Should I ask a company to buy their data, if I used to use it without their permission?

A year ago I made a project for free, using the data from a company without permission. The data is published to the internet widely, but since all of the page using them is not commercial, so I guess it’s not worth for them to follow the cases. At that time, I wasn’t really aware of copyright or the company’s services, and I would consider that I used the data with fair use.

I consider that my first project is successful, and I want to make a paid one based on it. I think I should buy their data. However, I’m afraid that if I contact them, they will sue me for using their data without permission before. And more importantly, both of my project essentially compete their services.

Should I contact them?

Answer 9824

TL;DR: no, don’t reach out to your data source before a pre-flight check with an attorney. If you’re this nervous about them chewing your bottom should you merely reach out to them, there’s a good chance it’s for valid reasons in a “I know it when I see it” kind of way.

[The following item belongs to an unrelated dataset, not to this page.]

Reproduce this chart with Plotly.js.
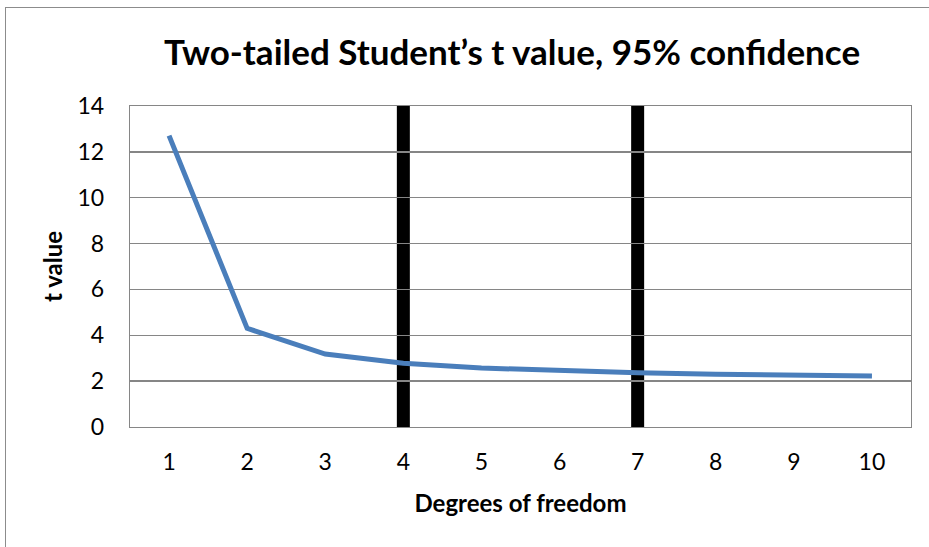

First off a disclaimer: I work for Scrapinghub, which helps businesses scrape web content. We periodically get questions from clients that revolve around topics similar to what is worrying you.

The short answer is: it depends on how you use the data and on the laws from where you’re based. IANAL so really you’ll be better off asking a lawyer who is familiar with this topic to make sure.

At a high level, you don’t technically own the data, so you need to stay within the boundaries of fair use. The legal environment is very dynamic and the limits of fair use itself are constantly being battled in court.

Using scraped data is legit and useful for a wide range of activities. Google, for one, would not be able to let you search the internet without scraping it. But that’s only the surface. Among the plethora of other use cases we encounter, there are price comparison apps of course, but also competitor or reseller monitoring apps, marketing or consumer analytics apps, data augmentation apps, businesses scraping small amounts of data behind a login on a daily basis to automate a data entry assistant’s job (e.g. new court rulings), watchdog groups that scrape government data to surface corruption, national statistics agencies scraping prices on e-commerce sites to automate calculating consumer price indexes, and even law enforcement agencies monitoring the dark web for criminal activities. Pretty much everyone is doing it.

Legit scraping use cases tend to have this much in common though: they slice and dice, augment, filter, and otherwise process the data, rather than serve it raw, as is. In this sense app authors can all put forward that they’re providing a service, which is collecting the data, and then providing some analysis and conclusions based on it or otherwise adding value by augmenting it. (In some sense you can think of it as an attorney giving you legal advice. The attorney doesn’t technically own the factual advice and it doesn’t matter that they don’t. What they do is package it up, provide you access to it, and add value by helping you make decisions.)

In your case, I’d gather your data source will have a thing or two to say in court - to put it mildly - if you’re competing against them using data that is a) collected from their own site and b) served essentially as is on yours. If that doesn’t more or less describe what you’re up to, then the right thing to do is to double-check with a lawyer for proper legal advice. And then reach out to your data source if appropriate and applicable.


All content is licensed under CC BY-SA 3.0.